Brad Hastings: Boards can be even more effective if they welcome a member who has deep and varied experience in the independent school “business.” The educator:
• Will likely better understand the school’s mission and the importance of using it as a rudder in decision making and strategic planning
• Can be persuasive because of background; other trustees will ask: “What is done at your school?”
• Can be a positive ally for the head of school not only in debate at the board level, but also in stressful situations (e.g., student disciplinary cases, employee terminations).
Matt Green: From my perspective, it is essential that there be at least one educator, preferably one with senior administrative experience, to sit on the board. Like any organization, independent schools have unique cultures that are not easily understood by those who have not lived and worked in them. I have seen my role as providing the rest of the board with benchmarking data about the independent school market, insight into the nuances of independent school culture, and cautionary advice about governance practices. For Fred, it is the confidence to know that at least one person in the room “gets it” and has his back during difficult discussions.
TTL: What are some of the cautions when one goes out to find an educator to sit on the board as to where to look (or not) and qualities to vet?

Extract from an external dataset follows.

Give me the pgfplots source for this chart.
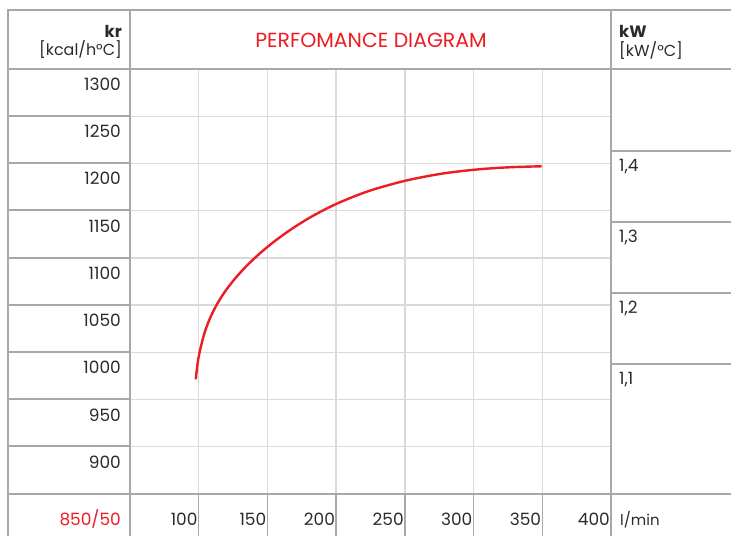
\documentclass[border=0pt]{standalone}
\usepackage{fontspec}
\setmainfont{Poppins}
\usepackage{pgfplots}
\pgfplotsset{compat=1.18}
\definecolor{frame}{HTML}{A8A8A8}
\definecolor{gridc}{HTML}{DADADA}
\definecolor{redline}{HTML}{ED1C24}
\definecolor{txt}{HTML}{2B2B2B}

\begin{document}
\begin{tikzpicture}
\useasboundingbox (0,0) rectangle (731bp,536bp);

% main plot area: flow (l/min) against kr (kcal/h°C)
\begin{axis}[
  at={(130bp,42bp)}, anchor=south west,
  scale only axis, width=481bp, height=425bp,
  xmin=50, xmax=400, ymin=850, ymax=1300,
  clip=false,
  xtick={100,150,200,250,300,350,400},
  xticklabels={100,150,200,250,300,350,400},
  ytick={900,950,1000,1050,1100,1150,1200,1250,1300},
  yticklabels={900,950,1000,1050,1100,1150,1200,1250,1300},
  grid=major,
  major grid style={gridc, line width=1.3bp},
  axis line style={frame, line width=1.3bp},
  major tick length=0pt,
  /pgf/number format/assume math mode=true,
  tick label style={font=\fontsize{17}{19}\selectfont, text=txt, inner sep=0pt},
  yticklabel style={anchor=base east, xshift=-9bp, yshift=-21.5bp},
  xticklabel style={anchor=base east, xshift=-1bp, yshift=-31bp},
]
\addplot[redline, line width=2.4bp, smooth] coordinates {
  (97.83,971.4)(99.49,991.2)(101.45,1005.3)(104.35,1021.1)(107.97,1035.3)
  (112.83,1049.7)(118.84,1063.8)(126.09,1077.5)(134.57,1091.1)(144.2,1104.4)
  (155.07,1117.5)(168.33,1131.3)(182.83,1144.3)(200.94,1157.7)(223.91,1170.9)
  (250.94,1181.9)(277.03,1189.2)(301.67,1193.5)(325.36,1195.9)(349.49,1197.0)
};
% separators of the bottom label row
\foreach \xv in {100,150,200,250,300,350}{
  \edef\tmp{\noexpand\draw[frame, line width=1.3bp]
    (axis cs:\xv,850) -- ([yshift=-42bp]axis cs:\xv,850);}
  \tmp
}
\end{axis}

% right scale in kW/°C
\begin{axis}[
  at={(130bp,42bp)}, anchor=south west,
  scale only axis, width=481bp, height=425bp,
  xmin=50, xmax=400, ymin=0.9169, ymax=1.5155,
  hide x axis,
  axis y line*=right,
  y axis line style={draw=none},
  ytick={1.1,1.2,1.3,1.4},
  yticklabels={{1,1},{1,2},{1,3},{1,4}},
  major tick length=0pt,
  /pgf/number format/assume math mode=true,
  yticklabel style={font=\fontsize{17}{19}\selectfont, text=txt, inner sep=0pt,
    anchor=base west, xshift=8bp, yshift=-20bp},
]
\addplot[draw=none] coordinates {(100,1.2)};
\end{axis}

% table frame
\begin{scope}[frame, line width=1.3bp]
\draw (8bp,0) -- (8bp,526bp) -- (731bp,526bp);
\draw (130bp,0) -- (130bp,526bp);
\draw (611bp,0) -- (611bp,526bp);
\foreach \yv in {467,420,373,326,278,231,184,137,90,42}
  \draw (8bp,\yv bp) -- (130bp,\yv bp);
\foreach \yv in {467,385,314,243,172,42}
  \draw (611bp,\yv bp) -- (731bp,\yv bp);
\end{scope}

% headings
\begin{scope}[inner sep=0pt, text=txt]
\node[anchor=base east, font=\bfseries\fontsize{16.5}{18}\selectfont] at (122bp,498.5bp) {kr};
\node[anchor=base east, font=\fontsize{16}{18}\selectfont] at (122bp,480bp) {[kcal/h°C]};
\node[anchor=base west, font=\bfseries\fontsize{16.5}{18}\selectfont] at (619bp,498.7bp) {kW};
\node[anchor=base west, font=\fontsize{16}{18}\selectfont] at (619bp,479.3bp) {[kW/°C]};
\node[anchor=base, text=redline, font=\fontsize{20.5}{22}\selectfont] at (371bp,488.7bp) {PERFOMANCE DIAGRAM};
\node[anchor=base east, text=redline, font=\fontsize{17}{19}\selectfont] at (121bp,11bp) {850/50};
\node[anchor=base west, font=\fontsize{15}{18}\selectfont] at (620bp,11bp) {l/min};
\end{scope}
\end{tikzpicture}
\end{document}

Fred Williams & Brad Hastings agree: There has to be a high level of comfort and respect between the head and the educator/potential board member; the best scenario is for the appointment to come from the head’s recommendation to the nominating committee.
Matt Green: The caution I would offer is to make sure the educator you invite on the board has experience working at several different kinds of schools. For example, if the prospective board member has only worked at large, coeducational K-12 day schools with ample endowments, he or she may not understand the concerns of a small school with fewer resources.
TTL: What have been some of the unexpected gifts or conflicts?
Fred Williams: I have found that educators on the board are some of the best at adding levity and spirit to a meeting— talents that should not be underestimated.
Matt Green: The conflict occurs on those few occasions when I find myself slowing down or speeding up Fred’s strategic or even tactical objectives. Even though I know Fred’s frustration in these situations, the board has the responsibility to set or at least understand strategic direction and thoughtfully steward the school’s resources.